I am not addicted, but my behavior these days might be classified as heavy use. Three books on my nightstand have the word prison in the title. I’m researching the history of solitary confinement, for God's sake, and I started a full-blown manuscript this month about how I watched my son go to prison. Even this blog is like that camera box affixed to the railing of a rollercoaster that snaps my face in intervals along the terrifying climbs and sickening plunges of the ride. This month, I am in a free-fall toward a tunnel.
Sorry about my face, but I’m not having fun.
Frankly, I did not know how personally I would end up taking those Prison Area signs. I had no idea that I could love the boogie-man this much. I certainly never imagined there would come a day when I would very much like to pick up a prisoner from a dark row of trees on a rainy, autumn night. I only fear how far I might go to give him one day beyond those fences— one holiday home, one plate of hot, cheesy potatoes.
There are still many days that I am stifling an existential scream, both for him and for myself. After one of my early visits, I turned back out on the road outside of the prison and began punching my console, repeatedly screaming WHY?! over and over at the windshield (while driving 65 mph). I could hardly see the road through my swollen eyes. That’s the real reason you should use caution driving near prisons— there are moms out there losing their minds on those roads. Of course, this happened before I realized that he would miss my funeral if I crashed doing some dumb shit like that.
I cry mostly at home now.
On a podcast this week, I handled myself with poise until the very end— ‘Have there been any moments that have given you hope?’ the podcaster asked. ‘Yes,’ I began and then my voice waffled, ‘When my son talks about finding a wife and having children some day.’ I broke a little, and then apologized and cleared my throat.
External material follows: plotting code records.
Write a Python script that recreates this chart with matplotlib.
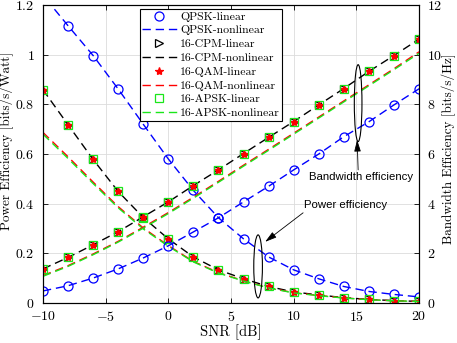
import matplotlib
matplotlib.use("Agg")
import matplotlib.pyplot as plt
from matplotlib.patches import Ellipse
from matplotlib.ticker import FuncFormatter, MultipleLocator

plt.rcParams["font.family"] = "serif"
plt.rcParams["font.serif"] = ["cmr10"]
plt.rcParams["mathtext.fontset"] = "cm"
plt.rcParams["axes.unicode_minus"] = True

snr = [-10, -8, -6, -4, -2, 0, 2, 4, 6, 8, 10, 12, 14, 16, 18, 20]

# power efficiency [bits/s/Watt], left axis
qpsk_pe = [1.24, 1.117, 0.997, 0.862, 0.72, 0.58, 0.453, 0.343,
           0.258, 0.185, 0.133, 0.097, 0.066, 0.046, 0.034, 0.024]
m16_pe = [0.859, 0.718, 0.578, 0.449, 0.344, 0.258, 0.185, 0.133,
          0.097, 0.066, 0.044, 0.032, 0.021, 0.014, 0.009, 0.006]
qam_nl_pe = [0.687, 0.589, 0.487, 0.388, 0.302, 0.231, 0.167, 0.122,
             0.089, 0.061, 0.041, 0.030, 0.020, 0.013, 0.0085, 0.0057]
apsk_nl_pe = [0.680, 0.582, 0.481, 0.383, 0.298, 0.228, 0.165, 0.120,
              0.088, 0.060, 0.040, 0.029, 0.0195, 0.0128, 0.0083, 0.0056]

# bandwidth efficiency [bits/s/Hz], right axis
qpsk_be = [0.48, 0.69, 1.0, 1.37, 1.81, 2.3, 2.86, 3.43,
           4.07, 4.7, 5.36, 6.0, 6.7, 7.3, 7.98, 8.63]
m16_be = [1.37, 1.83, 2.34, 2.87, 3.47, 4.07, 4.73, 5.36,
          6.02, 6.67, 7.31, 7.98, 8.64, 9.33, 9.97, 10.63]
qam_nl_be = [1.10, 1.50, 1.97, 2.48, 3.05, 3.64, 4.26, 4.90,
             5.55, 6.19, 6.84, 7.49, 8.14, 8.79, 9.44, 10.12]
apsk_nl_be = [1.07, 1.47, 1.94, 2.45, 3.01, 3.60, 4.22, 4.86,
              5.51, 6.15, 6.80, 7.45, 8.10, 8.75, 9.40, 10.06]

blue = (0, 0, 1)
green = (0.1, 0.9, 0.1)
dash = (0, (6, 3.5))

fig = plt.figure(figsize=(4.57, 3.43), dpi=100)
ax1 = fig.add_axes([0.094, 0.117, 0.823, 0.868])
ax2 = ax1.twinx()

handles = []
for ax, q, m, qa, ap in [(ax1, qpsk_pe, m16_pe, qam_nl_pe, apsk_nl_pe),
                         (ax2, qpsk_be, m16_be, qam_nl_be, apsk_nl_be)]:
    h = []
    h += ax.plot(snr, q, "o", color=blue, mfc="none", ms=6.5, mew=0.9,
                 label="QPSK-linear")
    h += ax.plot(snr, q, color=blue, ls=dash, lw=1.0, label="QPSK-nonlinear")
    h += ax.plot(snr, m, ">", color="k", mfc="none", ms=5.5, mew=0.9,
                 label="16-CPM-linear")
    h += ax.plot(snr, m, color="k", ls=dash, lw=1.0, label="16-CPM-nonlinear")
    h += ax.plot(snr, m, "*", color="r", ms=6, mew=0.9, label="16-QAM-linear")
    h += ax.plot(snr, qa, color="r", ls=dash, lw=1.0, label="16-QAM-nonlinear")
    h += ax.plot(snr, m, "s", color=green, mfc="none", ms=5.5, mew=0.9,
                 label="16-APSK-linear")
    h += ax.plot(snr, ap, color=green, ls=dash, lw=1.0,
                 label="16-APSK-nonlinear")
    handles = h

fmt = FuncFormatter(lambda v, p: r"$\mathdefault{%g}$" % round(v, 6))

ax1.set_xlim(-10, 20)
ax1.set_ylim(0, 1.2)
ax2.set_ylim(0, 12)
ax1.xaxis.set_major_locator(MultipleLocator(5))
ax1.yaxis.set_major_locator(MultipleLocator(0.2))
ax2.yaxis.set_major_locator(MultipleLocator(2))
for ax in (ax1, ax2):
    ax.xaxis.set_major_formatter(fmt)
    ax.yaxis.set_major_formatter(fmt)
    for s in ax.spines.values():
        s.set_linewidth(0.8)
ax1.tick_params(direction="in", top=True, right=False, length=3.5,
                width=0.6, labelsize=10)
ax1.tick_params(axis="x", pad=5)
ax1.tick_params(axis="y", pad=6)
ax2.tick_params(direction="in", length=3.5, width=0.6, labelsize=10, pad=6)
ax1.grid(True, color="#dcdcdc", lw=0.6)
ax1.set_axisbelow(True)

ax1.set_xlabel("SNR [dB]", fontsize=10.5)
ax1.set_ylabel("Power Efficiency [bits/s/Watt]", fontsize=9.5)
ax2.set_ylabel("Bandwidth Efficiency [bits/s/Hz]", fontsize=9.5)
ax1.xaxis.set_label_coords(0.499, -0.073)
ax1.yaxis.set_label_coords(-0.077, 0.544)
ax2.yaxis.set_label_coords(1.06, 0.517)

# annotations (right-axis units)
ax2.add_patch(Ellipse((15.14, 8.05), 0.61, 3.1, fill=False, lw=0.8,
                      ec="k", zorder=5))
ax2.add_patch(Ellipse((7.16, 1.47), 0.69, 2.54, fill=False, lw=0.8,
                      ec="k", zorder=5))
arrow = dict(arrowstyle="-|>,head_length=0.7,head_width=0.2", color="k",
             lw=0.6, shrinkA=0, shrinkB=0)
ax2.annotate("", xy=(15.06, 6.57), xytext=(15.14, 5.36), arrowprops=arrow)
ax2.annotate("", xy=(7.72, 2.46), xytext=(10.75, 3.63), arrowprops=arrow)
ax2.text(15.38, 5.08, "Bandwidth efficiency", family="Liberation Sans",
         fontsize=8.2, ha="center", va="center")
ax2.text(14.1, 3.95, "Power efficiency", family="Liberation Sans",
         fontsize=8.2, ha="center", va="center")

leg = ax2.legend(handles=handles, loc="upper left",
                 bbox_to_anchor=(0.258, 0.987), fontsize=8.5,
                 handlelength=2.9, handletextpad=0.3, labelspacing=0.3,
                 borderpad=0.2, borderaxespad=0, fancybox=False,
                 framealpha=1, edgecolor="k")
leg.get_frame().set_linewidth(0.8)

fig.savefig("out.png", dpi=100)
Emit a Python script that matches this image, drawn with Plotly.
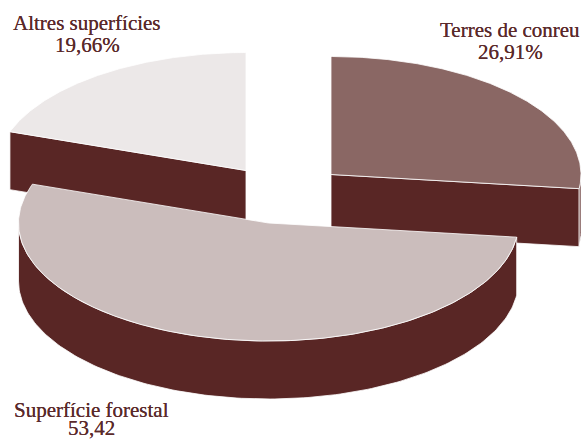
import numpy as np
import plotly.graph_objects as go

categories = ["Terres de conreu", "Superfície forestal", "Altres superfícies"]
values = [26.91, 53.42, 19.66]
value_labels = ["26,91%", "53,42", "19,66%"]

top_colors = ["#8A6764", "#CBBDBC", "#ECE8E8"]
wall_color = "#592625"
text_color = "#5A2A2B"
centers = [(331, 174.5), (268.5, 223), (246, 170.5)]
label_x = [510, 91, 87]
label_y = [(30, 52), (410, 428), (23, 45)]
RX, RY, DEPTH = 250, 118, 58

total = sum(values)
bounds = np.cumsum([0] + values) / total * 2 * np.pi


def edge(c, t):
    return c[0] + RX * np.sin(t), c[1] - RY * np.cos(t)


def poly(xs, ys, fill, name):
    return go.Scatter(
        x=list(xs), y=list(ys), mode="lines", fill="toself", fillcolor=fill,
        line=dict(color="white", width=0.8), hoverinfo="text", text=name,
        showlegend=False,
    )


fig = go.Figure()
for i in [2, 0, 1]:
    c, a, b = centers[i], bounds[i], bounds[i + 1]
    name = f"{categories[i]} {value_labels[i]}"
    # the cut face that looks toward the viewer
    cut = {0: b, 2: a}.get(i)
    if cut is not None:
        ex, ey = edge(c, cut)
        fig.add_trace(poly([c[0], ex, ex, c[0], c[0]],
                           [c[1], ey, ey + DEPTH, c[1] + DEPTH, c[1]],
                           wall_color, name))
    # outer rim, front half only
    lo, hi = max(a, np.pi / 2), min(b, 3 * np.pi / 2)
    if hi > lo:
        t = np.linspace(lo, hi, 160)
        ex, ey = edge(c, t)
        fig.add_trace(poly(np.r_[ex, ex[::-1], ex[0]],
                           np.r_[ey, ey[::-1] + DEPTH, ey[0]],
                           wall_color, name))
    # top face
    t = np.linspace(a, b, 240)
    ex, ey = edge(c, t)
    fig.add_trace(poly(np.r_[c[0], ex, c[0]], np.r_[c[1], ey, c[1]],
                       top_colors[i], name))

for i, lx in enumerate(label_x):
    for line, ly in zip((categories[i], value_labels[i]), label_y[i]):
        fig.add_annotation(
            x=lx, y=ly, xref="x", yref="y", showarrow=False, text=line,
            font=dict(family="Liberation Serif", size=21, color=text_color,
                      shadow=f"0 0 0.6px {text_color}"),
        )

fig.update_layout(
    width=582, height=440, margin=dict(l=0, r=0, t=0, b=0),
    paper_bgcolor="white", plot_bgcolor="white",
    xaxis=dict(range=[0, 582], visible=False, fixedrange=True),
    yaxis=dict(range=[440, 0], visible=False, fixedrange=True),
)
fig.write_html("out.html", config=dict(displayModeBar=False),
               post_script="document.body.style.margin='0';")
But, apologies are not in order. It is important for me to see beyond this stretch of road.
Gratitude #516 should be something about realizing that ‘this too shall pass.’ Number 517 is for the woman who will love my son some day, in spite of his past. Number 518 is for those precious grandkids who already give him hope, those tiny faces who will only know him after all of this is over— God willing.
And #519 is for the people who keep my eyes open when I am plunging toward darkness— for those of you who are reading and sharing and supporting our journey. I'm so honestly grateful for you this month. Thank you, thank you, thank you.
P.S.— Whether you love or hate gratitude ‘practicing,’ will you leave us something in the comments? All thoughts are welcome here.







Beautiful, sad, beautiful post. I’m grateful you wrote it and that I read it.
I wish like hell that life had not given you, your son, your family this experience. I wish your son was celebrating the holidays w you & the rest of your family, and that you were not forced by circumstances to live your life in pieces -- part of you here, nice face, making happy holiday memories for the family, while another part of you is aching and sore and crying and beside your son in the prison. I thank you for sharing. Your writing is top-notch! This sentence -- E"ven this blog is like that picture box affixed to the railing of a rollercoaster that snaps my face in intervals along the terrifying climbs and sickening plunges of the ride."-- says & conveys so much.